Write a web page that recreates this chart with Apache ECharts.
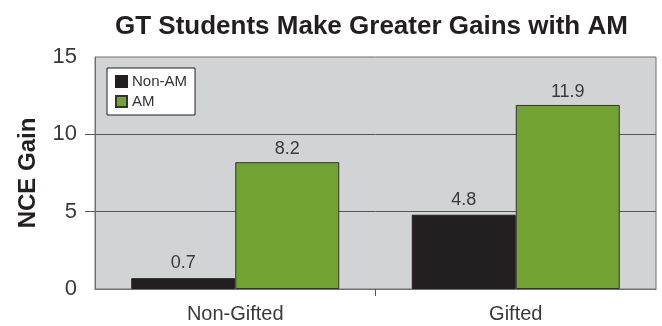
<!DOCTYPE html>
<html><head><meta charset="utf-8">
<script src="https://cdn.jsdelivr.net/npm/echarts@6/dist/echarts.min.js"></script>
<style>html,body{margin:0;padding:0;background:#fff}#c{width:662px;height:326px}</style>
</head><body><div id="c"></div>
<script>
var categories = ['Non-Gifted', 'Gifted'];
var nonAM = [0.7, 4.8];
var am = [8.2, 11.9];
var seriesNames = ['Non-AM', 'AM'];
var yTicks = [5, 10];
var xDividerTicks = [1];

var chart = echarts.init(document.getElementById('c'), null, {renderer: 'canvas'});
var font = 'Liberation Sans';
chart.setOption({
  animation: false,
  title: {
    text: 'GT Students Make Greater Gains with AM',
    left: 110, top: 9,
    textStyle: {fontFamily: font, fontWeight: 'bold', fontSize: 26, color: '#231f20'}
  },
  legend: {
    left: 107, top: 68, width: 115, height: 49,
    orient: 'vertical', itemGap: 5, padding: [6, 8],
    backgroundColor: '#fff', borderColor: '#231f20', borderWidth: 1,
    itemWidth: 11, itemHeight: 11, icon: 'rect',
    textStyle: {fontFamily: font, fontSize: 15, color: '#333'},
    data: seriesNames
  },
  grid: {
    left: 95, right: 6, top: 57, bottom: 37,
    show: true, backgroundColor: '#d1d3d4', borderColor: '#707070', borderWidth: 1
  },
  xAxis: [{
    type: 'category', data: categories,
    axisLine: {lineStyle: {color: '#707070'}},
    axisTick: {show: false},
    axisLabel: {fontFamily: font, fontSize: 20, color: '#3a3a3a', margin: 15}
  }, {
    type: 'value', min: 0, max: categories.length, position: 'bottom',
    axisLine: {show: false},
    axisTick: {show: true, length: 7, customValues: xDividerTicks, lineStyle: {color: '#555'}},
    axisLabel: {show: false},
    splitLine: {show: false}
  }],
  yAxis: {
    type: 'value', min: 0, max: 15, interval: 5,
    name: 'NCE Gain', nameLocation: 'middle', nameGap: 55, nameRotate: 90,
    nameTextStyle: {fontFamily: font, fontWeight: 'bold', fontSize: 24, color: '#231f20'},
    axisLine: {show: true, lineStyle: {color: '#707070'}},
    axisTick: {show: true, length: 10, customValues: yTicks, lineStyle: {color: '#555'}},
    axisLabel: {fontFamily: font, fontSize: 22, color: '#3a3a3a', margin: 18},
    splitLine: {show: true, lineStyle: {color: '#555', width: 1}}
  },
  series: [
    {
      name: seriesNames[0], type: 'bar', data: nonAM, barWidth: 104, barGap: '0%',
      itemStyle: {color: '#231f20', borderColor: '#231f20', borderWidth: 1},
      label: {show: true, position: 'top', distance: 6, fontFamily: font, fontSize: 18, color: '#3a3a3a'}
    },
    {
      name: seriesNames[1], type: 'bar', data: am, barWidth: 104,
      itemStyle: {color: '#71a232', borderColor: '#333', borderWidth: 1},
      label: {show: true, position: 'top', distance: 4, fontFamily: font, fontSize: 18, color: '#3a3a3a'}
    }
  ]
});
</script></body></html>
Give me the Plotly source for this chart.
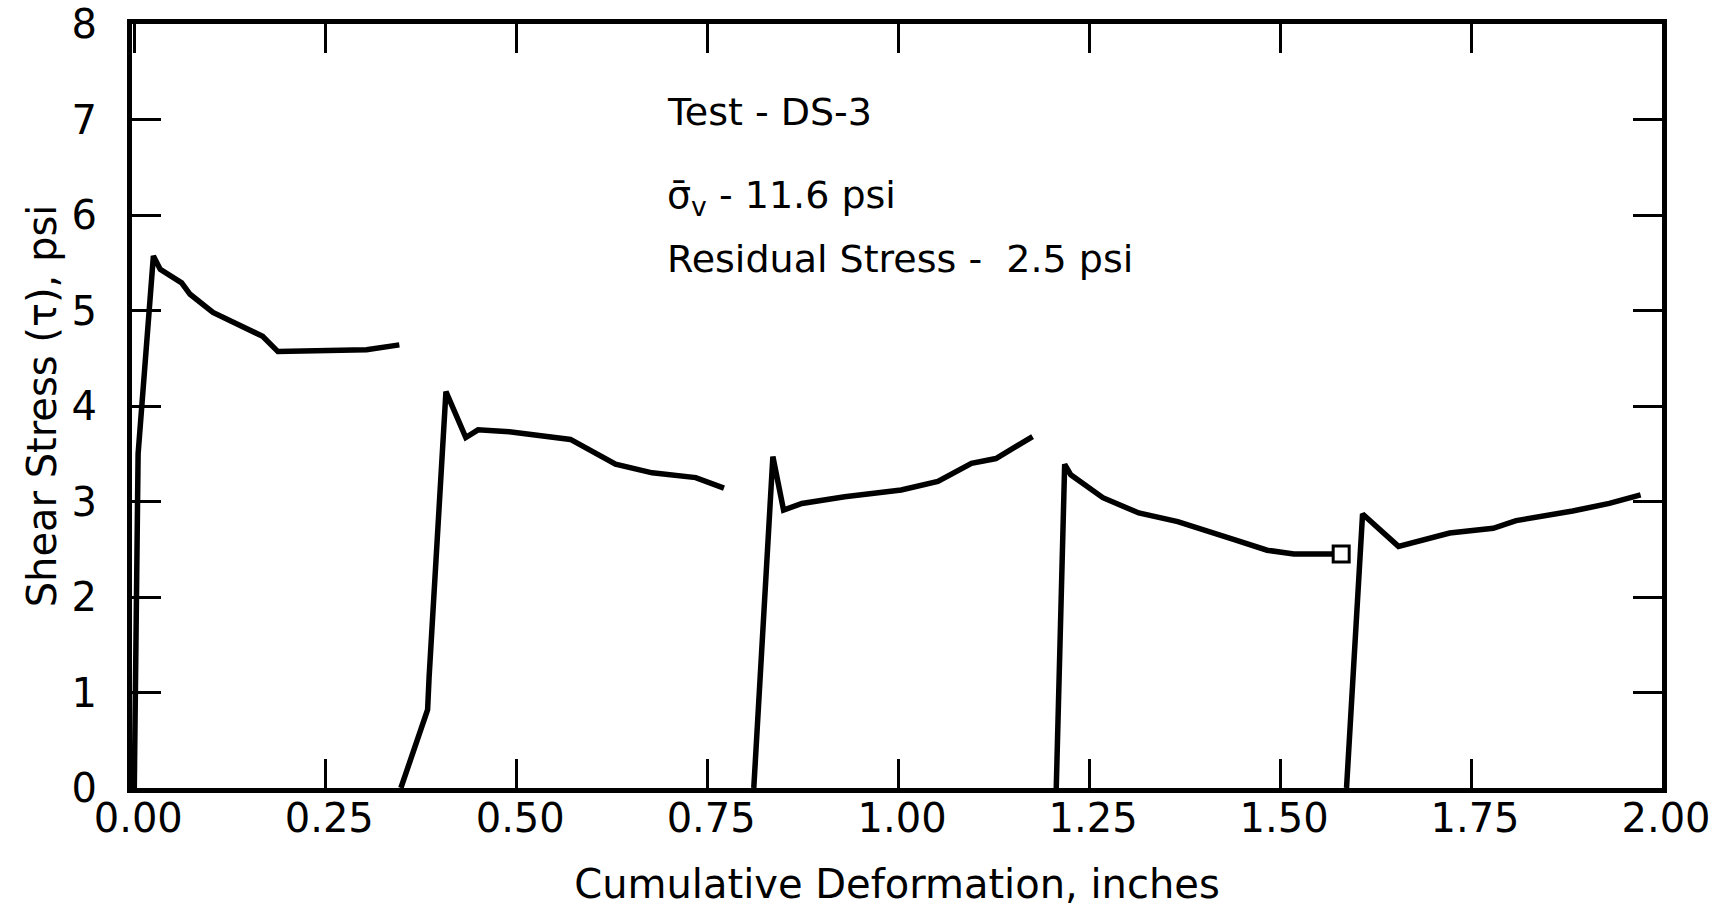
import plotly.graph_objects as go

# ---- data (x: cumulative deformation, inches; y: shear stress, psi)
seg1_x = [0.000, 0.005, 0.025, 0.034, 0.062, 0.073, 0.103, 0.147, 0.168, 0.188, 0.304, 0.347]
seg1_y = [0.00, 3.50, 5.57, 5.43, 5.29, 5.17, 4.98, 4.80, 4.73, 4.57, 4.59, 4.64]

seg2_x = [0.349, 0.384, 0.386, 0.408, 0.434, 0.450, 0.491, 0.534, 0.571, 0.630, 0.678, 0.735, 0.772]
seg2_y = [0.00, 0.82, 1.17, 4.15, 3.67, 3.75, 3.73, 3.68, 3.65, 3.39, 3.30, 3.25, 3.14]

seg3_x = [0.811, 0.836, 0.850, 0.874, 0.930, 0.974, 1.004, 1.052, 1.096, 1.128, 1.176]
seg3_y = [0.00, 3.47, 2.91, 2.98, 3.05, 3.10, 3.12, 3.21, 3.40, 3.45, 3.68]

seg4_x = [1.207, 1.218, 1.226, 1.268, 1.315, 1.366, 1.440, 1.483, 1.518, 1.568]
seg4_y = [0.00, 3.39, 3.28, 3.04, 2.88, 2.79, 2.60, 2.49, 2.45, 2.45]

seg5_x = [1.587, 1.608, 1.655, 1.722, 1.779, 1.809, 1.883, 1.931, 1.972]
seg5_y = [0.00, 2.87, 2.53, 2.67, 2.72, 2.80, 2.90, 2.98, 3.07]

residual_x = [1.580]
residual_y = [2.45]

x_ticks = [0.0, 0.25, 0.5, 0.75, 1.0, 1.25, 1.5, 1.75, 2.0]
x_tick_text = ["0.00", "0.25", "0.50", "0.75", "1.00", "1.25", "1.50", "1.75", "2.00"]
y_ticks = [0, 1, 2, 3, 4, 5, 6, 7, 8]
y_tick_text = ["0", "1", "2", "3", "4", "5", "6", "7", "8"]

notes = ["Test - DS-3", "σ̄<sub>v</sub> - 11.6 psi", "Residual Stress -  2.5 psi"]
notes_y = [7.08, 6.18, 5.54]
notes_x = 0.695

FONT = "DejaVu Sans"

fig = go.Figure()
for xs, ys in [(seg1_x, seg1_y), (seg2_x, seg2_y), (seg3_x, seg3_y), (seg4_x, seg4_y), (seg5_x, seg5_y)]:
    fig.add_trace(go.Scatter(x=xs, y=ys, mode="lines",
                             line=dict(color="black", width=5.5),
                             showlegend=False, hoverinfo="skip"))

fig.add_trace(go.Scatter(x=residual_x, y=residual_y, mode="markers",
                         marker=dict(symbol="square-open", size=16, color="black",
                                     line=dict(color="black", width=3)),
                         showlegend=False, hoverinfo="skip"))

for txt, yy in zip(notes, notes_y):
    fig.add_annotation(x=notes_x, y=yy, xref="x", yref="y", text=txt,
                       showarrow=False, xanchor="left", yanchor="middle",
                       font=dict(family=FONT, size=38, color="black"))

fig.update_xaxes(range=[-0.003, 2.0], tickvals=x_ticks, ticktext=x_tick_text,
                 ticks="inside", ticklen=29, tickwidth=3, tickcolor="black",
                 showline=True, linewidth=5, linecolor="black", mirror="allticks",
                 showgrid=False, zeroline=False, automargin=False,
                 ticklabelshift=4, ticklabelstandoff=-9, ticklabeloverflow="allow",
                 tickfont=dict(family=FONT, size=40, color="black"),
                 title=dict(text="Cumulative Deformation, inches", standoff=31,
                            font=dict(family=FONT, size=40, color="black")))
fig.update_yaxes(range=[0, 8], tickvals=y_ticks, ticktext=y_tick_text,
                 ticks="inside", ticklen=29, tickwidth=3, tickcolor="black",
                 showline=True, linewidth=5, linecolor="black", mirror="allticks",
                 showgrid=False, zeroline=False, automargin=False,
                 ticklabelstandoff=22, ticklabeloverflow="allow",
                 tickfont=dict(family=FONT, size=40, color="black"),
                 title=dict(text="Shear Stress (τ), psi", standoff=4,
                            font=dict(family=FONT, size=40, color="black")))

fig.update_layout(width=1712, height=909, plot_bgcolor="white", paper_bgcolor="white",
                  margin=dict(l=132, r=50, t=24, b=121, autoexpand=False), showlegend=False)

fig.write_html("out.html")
============================================================
- [Goal] Reproduce all entries without any change, and omit the pictures.

- [Task result]
Write a web page that recreates this chart with Apache ECharts.
<!DOCTYPE html>
<html><head><meta charset="utf-8">
<script src="https://cdn.jsdelivr.net/npm/echarts@6/dist/echarts.min.js"></script>
<style>html,body{margin:0;padding:0;background:#fff}#c{width:662px;height:326px}</style>
</head><body><div id="c"></div>
<script>
var categories = ['Non-Gifted', 'Gifted'];
var nonAM = [0.7, 4.8];
var am = [8.2, 11.9];
var seriesNames = ['Non-AM', 'AM'];
var yTicks = [5, 10];
var xDividerTicks = [1];

var chart = echarts.init(document.getElementById('c'), null, {renderer: 'canvas'});
var font = 'Liberation Sans';
chart.setOption({
  animation: false,
  title: {
    text: 'GT Students Make Greater Gains with AM',
    left: 110, top: 9,
    textStyle: {fontFamily: font, fontWeight: 'bold', fontSize: 26, color: '#231f20'}
  },
  legend: {
    left: 107, top: 68, width: 115, height: 49,
    orient: 'vertical', itemGap: 5, padding: [6, 8],
    backgroundColor: '#fff', borderColor: '#231f20', borderWidth: 1,
    itemWidth: 11, itemHeight: 11, icon: 'rect',
    textStyle: {fontFamily: font, fontSize: 15, color: '#333'},
    data: seriesNames
  },
  grid: {
    left: 95, right: 6, top: 57, bottom: 37,
    show: true, backgroundColor: '#d1d3d4', borderColor: '#707070', borderWidth: 1
  },
  xAxis: [{
    type: 'category', data: categories,
    axisLine: {lineStyle: {color: '#707070'}},
    axisTick: {show: false},
    axisLabel: {fontFamily: font, fontSize: 20, color: '#3a3a3a', margin: 15}
  }, {
    type: 'value', min: 0, max: categories.length, position: 'bottom',
    axisLine: {show: false},
    axisTick: {show: true, length: 7, customValues: xDividerTicks, lineStyle: {color: '#555'}},
    axisLabel: {show: false},
    splitLine: {show: false}
  }],
  yAxis: {
    type: 'value', min: 0, max: 15, interval: 5,
    name: 'NCE Gain', nameLocation: 'middle', nameGap: 55, nameRotate: 90,
    nameTextStyle: {fontFamily: font, fontWeight: 'bold', fontSize: 24, color: '#231f20'},
    axisLine: {show: true, lineStyle: {color: '#707070'}},
    axisTick: {show: true, length: 10, customValues: yTicks, lineStyle: {color: '#555'}},
    axisLabel: {fontFamily: font, fontSize: 22, color: '#3a3a3a', margin: 18},
    splitLine: {show: true, lineStyle: {color: '#555', width: 1}}
  },
  series: [
    {
      name: seriesNames[0], type: 'bar', data: nonAM, barWidth: 104, barGap: '0%',
      itemStyle: {color: '#231f20', borderColor: '#231f20', borderWidth: 1},
      label: {show: true, position: 'top', distance: 6, fontFamily: font, fontSize: 18, color: '#3a3a3a'}
    },
    {
      name: seriesNames[1], type: 'bar', data: am, barWidth: 104,
      itemStyle: {color: '#71a232', borderColor: '#333', borderWidth: 1},
      label: {show: true, position: 'top', distance: 4, fontFamily: font, fontSize: 18, color: '#3a3a3a'}
    }
  ]
});
</script></body></html>
Give me the Plotly source for this chart.
import plotly.graph_objects as go

# ---- data (x: cumulative deformation, inches; y: shear stress, psi)
seg1_x = [0.000, 0.005, 0.025, 0.034, 0.062, 0.073, 0.103, 0.147, 0.168, 0.188, 0.304, 0.347]
seg1_y = [0.00, 3.50, 5.57, 5.43, 5.29, 5.17, 4.98, 4.80, 4.73, 4.57, 4.59, 4.64]

seg2_x = [0.349, 0.384, 0.386, 0.408, 0.434, 0.450, 0.491, 0.534, 0.571, 0.630, 0.678, 0.735, 0.772]
seg2_y = [0.00, 0.82, 1.17, 4.15, 3.67, 3.75, 3.73, 3.68, 3.65, 3.39, 3.30, 3.25, 3.14]

seg3_x = [0.811, 0.836, 0.850, 0.874, 0.930, 0.974, 1.004, 1.052, 1.096, 1.128, 1.176]
seg3_y = [0.00, 3.47, 2.91, 2.98, 3.05, 3.10, 3.12, 3.21, 3.40, 3.45, 3.68]

seg4_x = [1.207, 1.218, 1.226, 1.268, 1.315, 1.366, 1.440, 1.483, 1.518, 1.568]
seg4_y = [0.00, 3.39, 3.28, 3.04, 2.88, 2.79, 2.60, 2.49, 2.45, 2.45]

seg5_x = [1.587, 1.608, 1.655, 1.722, 1.779, 1.809, 1.883, 1.931, 1.972]
seg5_y = [0.00, 2.87, 2.53, 2.67, 2.72, 2.80, 2.90, 2.98, 3.07]

residual_x = [1.580]
residual_y = [2.45]

x_ticks = [0.0, 0.25, 0.5, 0.75, 1.0, 1.25, 1.5, 1.75, 2.0]
x_tick_text = ["0.00", "0.25", "0.50", "0.75", "1.00", "1.25", "1.50", "1.75", "2.00"]
y_ticks = [0, 1, 2, 3, 4, 5, 6, 7, 8]
y_tick_text = ["0", "1", "2", "3", "4", "5", "6", "7", "8"]

notes = ["Test - DS-3", "σ̄<sub>v</sub> - 11.6 psi", "Residual Stress -  2.5 psi"]
notes_y = [7.08, 6.18, 5.54]
notes_x = 0.695

FONT = "DejaVu Sans"

fig = go.Figure()
for xs, ys in [(seg1_x, seg1_y), (seg2_x, seg2_y), (seg3_x, seg3_y), (seg4_x, seg4_y), (seg5_x, seg5_y)]:
    fig.add_trace(go.Scatter(x=xs, y=ys, mode="lines",
                             line=dict(color="black", width=5.5),
                             showlegend=False, hoverinfo="skip"))

fig.add_trace(go.Scatter(x=residual_x, y=residual_y, mode="markers",
                         marker=dict(symbol="square-open", size=16, color="black",
                                     line=dict(color="black", width=3)),
                         showlegend=False, hoverinfo="skip"))

for txt, yy in zip(notes, notes_y):
    fig.add_annotation(x=notes_x, y=yy, xref="x", yref="y", text=txt,
                       showarrow=False, xanchor="left", yanchor="middle",
                       font=dict(family=FONT, size=38, color="black"))

fig.update_xaxes(range=[-0.003, 2.0], tickvals=x_ticks, ticktext=x_tick_text,
                 ticks="inside", ticklen=29, tickwidth=3, tickcolor="black",
                 showline=True, linewidth=5, linecolor="black", mirror="allticks",
                 showgrid=False, zeroline=False, automargin=False,
                 ticklabelshift=4, ticklabelstandoff=-9, ticklabeloverflow="allow",
                 tickfont=dict(family=FONT, size=40, color="black"),
                 title=dict(text="Cumulative Deformation, inches", standoff=31,
                            font=dict(family=FONT, size=40, color="black")))
fig.update_yaxes(range=[0, 8], tickvals=y_ticks, ticktext=y_tick_text,
                 ticks="inside", ticklen=29, tickwidth=3, tickcolor="black",
                 showline=True, linewidth=5, linecolor="black", mirror="allticks",
                 showgrid=False, zeroline=False, automargin=False,
                 ticklabelstandoff=22, ticklabeloverflow="allow",
                 tickfont=dict(family=FONT, size=40, color="black"),
                 title=dict(text="Shear Stress (τ), psi", standoff=4,
                            font=dict(family=FONT, size=40, color="black")))

fig.update_layout(width=1712, height=909, plot_bgcolor="white", paper_bgcolor="white",
                  margin=dict(l=132, r=50, t=24, b=121, autoexpand=False), showlegend=False)

fig.write_html("out.html")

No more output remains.